Walking with a local photographer made that possible. He knew when to linger and when to move on. Which conversations could unfold naturally and which questions were better left unasked. That shift mattered. I stopped trying to understand the system and started paying attention to gestures, routines, the way people related to their work and their tools.

In Delhi, that friction would have been overwhelming on my own. The narrow streets fold into each other quickly. Sounds overlap, directions dissolve, and orientation disappears within minutes. Walking with a local photographer changed that completely. We moved with purpose, stopping for street food, exchanging short conversations, passing through spaces I would not have entered alone. After a short while, the city became less of a maze and more of a sequence. The photographs I made that morning came from that shift.

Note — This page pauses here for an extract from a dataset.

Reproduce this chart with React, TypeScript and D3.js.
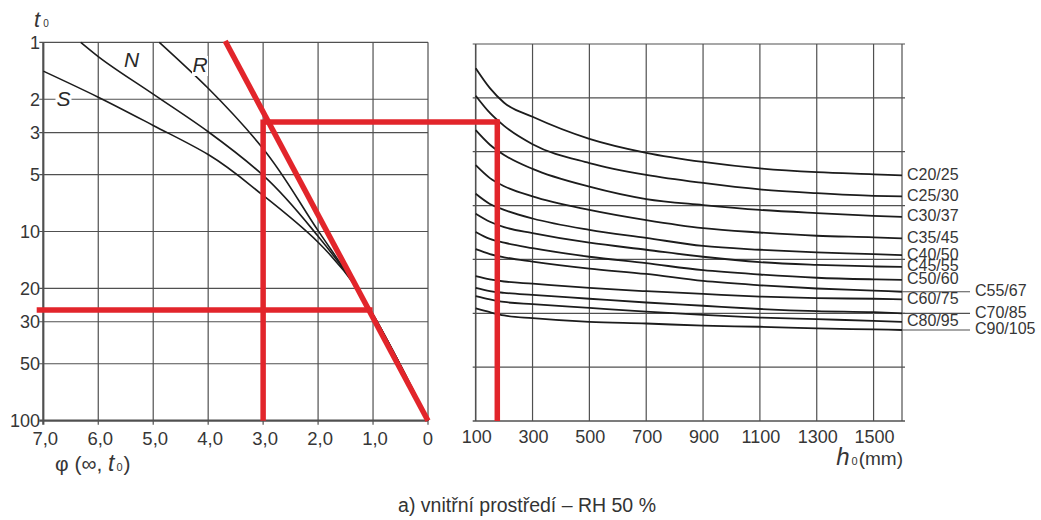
import React, { useEffect, useRef } from 'react';
import * as d3 from 'd3';

// left nomogram: creep coefficient phi(inf, t0) vs age t0 (days)
const phiTicks = [7, 6, 5, 4, 3, 2, 1, 0];
const t0Ticks = [1, 2, 3, 5, 10, 20, 30, 50, 100];

// [phi, t0] for the three cement classes
const cementS = [[7.0, 1.42], [6.0, 1.95], [5.0, 2.75], [4.0, 3.92], [3.0, 6.45], [2.0, 11.4], [1.3, 19.8], [1.0, 27.5], [0.5, 51], [0, 100]];
const cementN = [[6.32, 1.0], [6.0, 1.19], [5.0, 1.88], [4.0, 2.97], [3.0, 5.05], [2.0, 10.6], [1.3, 19.8], [1.0, 27.5], [0.5, 51], [0, 100]];
const cementR = [[4.89, 1.0], [4.0, 1.75], [3.0, 3.65], [2.0, 9.9], [1.3, 19.8], [1.0, 27.5], [0.5, 51], [0, 100]];

// right nomogram: notional size h0 (mm), unlabelled vertical grid units 0..7
const h0Ticks = [100, 300, 500, 700, 900, 1100, 1300, 1500];
const gridUnits = [0, 1, 2, 3, 4, 5, 6, 7];
const h0Samples = [100, 150, 200, 300, 500, 700, 900, 1100, 1300, 1500, 1600];

const concreteClasses = ['C20/25', 'C25/30', 'C30/37', 'C35/45', 'C40/50', 'C45/55', 'C50/60', 'C55/67', 'C60/75', 'C70/85', 'C80/95', 'C90/105'];
const offsetLabels = ['C55/67', 'C70/85', 'C90/105'];

const c20 = [6.55, 6.18, 5.91, 5.65, 5.24, 4.98, 4.81, 4.69, 4.62, 4.58, 4.56];
const c25 = [6.04, 5.72, 5.48, 5.14, 4.79, 4.57, 4.42, 4.30, 4.23, 4.18, 4.17];
const c30 = [5.40, 5.13, 4.94, 4.68, 4.35, 4.12, 4.01, 3.92, 3.86, 3.81, 3.79];
const c35 = [4.75, 4.51, 4.36, 4.17, 3.92, 3.73, 3.58, 3.50, 3.44, 3.41, 3.39];
const c40 = [4.22, 4.03, 3.92, 3.76, 3.55, 3.40, 3.25, 3.18, 3.13, 3.10, 3.08];
const c45 = [3.85, 3.70, 3.60, 3.49, 3.31, 3.18, 3.05, 2.95, 2.90, 2.87, 2.86];
const c50 = [3.51, 3.38, 3.31, 3.21, 3.05, 2.93, 2.80, 2.72, 2.66, 2.63, 2.62];
const c55 = [3.19, 3.10, 3.04, 2.96, 2.83, 2.73, 2.60, 2.52, 2.46, 2.42, 2.40];
const c60 = [2.69, 2.63, 2.59, 2.55, 2.47, 2.41, 2.36, 2.31, 2.28, 2.27, 2.26];
const c70 = [2.47, 2.41, 2.38, 2.34, 2.27, 2.20, 2.14, 2.08, 2.04, 2.02, 2.00];
const c80 = [2.32, 2.26, 2.21, 2.17, 2.10, 2.03, 1.97, 1.92, 1.89, 1.86, 1.84];
const c90 = [2.09, 2.02, 1.96, 1.91, 1.84, 1.81, 1.77, 1.75, 1.72, 1.70, 1.69];
const classCurves = [c20, c25, c30, c35, c40, c45, c50, c55, c60, c70, c80, c90];

// red worked example
const exampleT0 = 2.64;
const examplePhi = 3.0;
const exampleH0 = 176;
const exampleT0Low = 26;
const examplePhiLow = 1.1;
const rayStart = [3.69, 0.985];

const App = () => {
  const svgRef = useRef(null);
  const width = 1041;
  const height = 520;

  useEffect(() => {
    const svg = d3.select(svgRef.current);
    svg.selectAll('*').remove();

    const gridColor = '#505050';
    const textColor = '#363636';
    const red = '#e2252b';
    const font = '"Liberation Sans", Arial, sans-serif';

    const x = d3.scaleLinear().domain([7, 0]).range([43.3, 428]);
    const y = d3.scaleLog().domain([1, 100]).range([42.3, 420.7]);
    const xh = d3.scaleLinear().domain([100, 1600]).range([475.7, 902]);
    const yu = d3.scaleLinear().domain([0, 7]).range([421, 44]);

    svg.append('rect').attr('width', width).attr('height', height).attr('fill', '#fff');

    // left grid
    const left = svg.append('g');
    left.selectAll('.vgrid').data(phiTicks).enter().append('line')
      .attr('x1', d => x(d)).attr('x2', d => x(d))
      .attr('y1', y(1)).attr('y2', y(100) + 4)
      .attr('stroke', gridColor).attr('stroke-width', d => d === 7 ? 2.2 : 1.2);
    left.selectAll('.hgrid').data(t0Ticks).enter().append('line')
      .attr('x1', x(7) - 4).attr('x2', x(0))
      .attr('y1', d => y(d)).attr('y2', d => y(d))
      .attr('stroke', gridColor).attr('stroke-width', d => d === 100 ? 2.2 : 1.2);

    left.selectAll('.ylab').data(t0Ticks).enter().append('text')
      .attr('x', 40).attr('y', d => y(d)).attr('dy', '0.36em')
      .attr('text-anchor', 'end').attr('font-family', font).attr('font-size', 18)
      .attr('fill', textColor).text(d => d);

    const fmt = d => d === 0 ? '0' : d.toFixed(1).replace('.', ',');
    left.selectAll('.xlab').data(phiTicks).enter().append('text')
      .attr('x', d => x(d) + (d === 0 ? 0 : 2)).attr('y', 445)
      .attr('text-anchor', 'middle').attr('font-family', font).attr('font-size', 18.5)
      .attr('fill', textColor).text(fmt);

    // cement curves
    const cementLine = d3.line().x(d => x(d[0])).y(d => y(d[1])).curve(d3.curveMonotoneY);
    [cementS, cementN, cementR].forEach(c => {
      left.append('path').attr('d', cementLine(c))
        .attr('fill', 'none').attr('stroke', '#1c1c1c').attr('stroke-width', 1.6);
    });

    // curve labels with white knock-out
    const curveLabels = [
      { t: 'S', x: 63.5, y: 106, box: true },
      { t: 'N', x: 131.5, y: 67, box: false },
      { t: 'R', x: 200, y: 72, box: true },
    ];
    curveLabels.forEach(l => {
      if (l.box) {
        left.append('rect').attr('x', l.x - 8).attr('y', l.y - 16).attr('width', 16).attr('height', 20)
          .attr('fill', '#fff');
      }
      left.append('text').attr('x', l.x).attr('y', l.y).attr('text-anchor', 'middle')
        .attr('font-family', font).attr('font-size', 21).attr('font-style', 'italic')
        .attr('fill', '#2a2a2a').text(l.t);
    });

    // axis titles
    const t0Title = left.append('text').attr('x', 34).attr('y', 27)
      .attr('font-family', font).attr('fill', textColor);
    t0Title.append('tspan').attr('font-size', 22).attr('font-style', 'italic').text('t');
    t0Title.append('tspan').attr('font-size', 10).attr('dx', 3).text('0');

    const phiTitle = left.append('text').attr('x', 55).attr('y', 471)
      .attr('font-family', font).attr('font-size', 21).attr('fill', textColor);
    phiTitle.append('tspan').text('φ (∞, ');
    phiTitle.append('tspan').attr('font-style', 'italic').attr('font-size', 23).text('t');
    phiTitle.append('tspan').attr('font-size', 11).attr('dx', 2).text('0');
    phiTitle.append('tspan').attr('dx', 1).text(')');

    // right grid
    const right = svg.append('g');
    right.selectAll('.vgrid').data([...h0Ticks, 1600]).enter().append('line')
      .attr('x1', d => xh(d)).attr('x2', d => xh(d))
      .attr('y1', yu(7)).attr('y2', yu(0))
      .attr('stroke', gridColor).attr('stroke-width', d => d === 100 ? 1.6 : 1.2);
    right.selectAll('.hgrid').data(gridUnits).enter().append('line')
      .attr('x1', xh(100) - 3).attr('x2', xh(1600) + 3)
      .attr('y1', d => yu(d)).attr('y2', d => yu(d))
      .attr('stroke', gridColor).attr('stroke-width', d => d === 0 ? 1.6 : 1.2);

    right.selectAll('.xlab').data(h0Ticks).enter().append('text')
      .attr('x', d => xh(d) + 1).attr('y', 443)
      .attr('text-anchor', 'middle').attr('font-family', font).attr('font-size', 18)
      .attr('fill', textColor).text(d => d);

    const hTitle = right.append('text').attr('x', 903).attr('y', 465).attr('text-anchor', 'end')
      .attr('font-family', font).attr('font-size', 19).attr('fill', textColor);
    hTitle.append('tspan').attr('font-style', 'italic').attr('font-size', 24).text('h');
    hTitle.append('tspan').attr('font-size', 11).attr('dx', 2).text('0');
    hTitle.append('tspan').attr('dx', 1).text('(mm)');

    // concrete class curves, labels at the curve ends
    const classLine = d3.line().x((d, i) => xh(h0Samples[i])).y(d => yu(d)).curve(d3.curveMonotoneX);
    classCurves.forEach((c, i) => {
      right.append('path').attr('d', classLine(c))
        .attr('fill', 'none').attr('stroke', '#1c1c1c').attr('stroke-width', 1.8);
      const name = concreteClasses[i];
      const endY = yu(c[c.length - 1]);
      const shifted = offsetLabels.includes(name);
      if (shifted) {
        right.append('line').attr('x1', xh(1600)).attr('x2', 970)
          .attr('y1', endY).attr('y2', endY)
          .attr('stroke', gridColor).attr('stroke-width', 1.2);
      }
      right.append('text').attr('x', shifted ? 975 : 907).attr('y', endY + 4.5)
        .attr('font-family', font).attr('font-size', 16).attr('fill', textColor)
        .text(name);
    });

    // red construction lines
    const redG = svg.append('g').attr('stroke', red).attr('stroke-width', 5.5)
      .attr('fill', 'none').attr('stroke-linecap', 'butt');
    redG.append('line')
      .attr('x1', x(rayStart[0])).attr('y1', y(rayStart[1]))
      .attr('x2', x(0)).attr('y2', y(100));
    redG.append('line')
      .attr('x1', x(examplePhi)).attr('y1', y(exampleT0))
      .attr('x2', xh(exampleH0) + 2).attr('y2', y(exampleT0));
    redG.append('line')
      .attr('x1', x(examplePhi)).attr('y1', y(exampleT0) - 2.5)
      .attr('x2', x(examplePhi)).attr('y2', y(100));
    redG.append('line')
      .attr('x1', xh(exampleH0)).attr('y1', y(exampleT0) - 2.5)
      .attr('x2', xh(exampleH0)).attr('y2', yu(0));
    redG.append('line')
      .attr('x1', x(7.12)).attr('y1', y(exampleT0Low))
      .attr('x2', x(examplePhiLow) + 5).attr('y2', y(exampleT0Low));

    // caption
    svg.append('text').attr('x', 527).attr('y', 512).attr('text-anchor', 'middle')
      .attr('font-family', font).attr('font-size', 19.5).attr('fill', '#333')
      .text('a) vnitřní prostředí – RH 50 %');
  }, []);

  return (
    <svg ref={svgRef} width={width} height={height}
      style={{ position: 'absolute', left: 0, top: 0, display: 'block' }}></svg>
  );
};

export default App;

Lanzarote offered a different kind of access. There, it was not about finding my way, but about being invited in. A local photographer introduced me to people he knew personally. Conversations stretched. Doors opened. We ended up inside homes, spending time without watching the clock.

Marrakech taught me something else entirely. In the medina, light does not arrive evenly. It breaks apart. Sharp highlights, deep shadows, sudden transitions. Learning to work within that contrast, instead of trying to soften it, turned out to be useful far beyond that city.

The photographs made on days like these are not always the most resolved ones. That is fine. What matters more are the habits that settle in quietly. Ways of reading light, of approaching people, of understanding when to step forward and when to hold back. Those are the things that remain useful long after the trip itself has ended.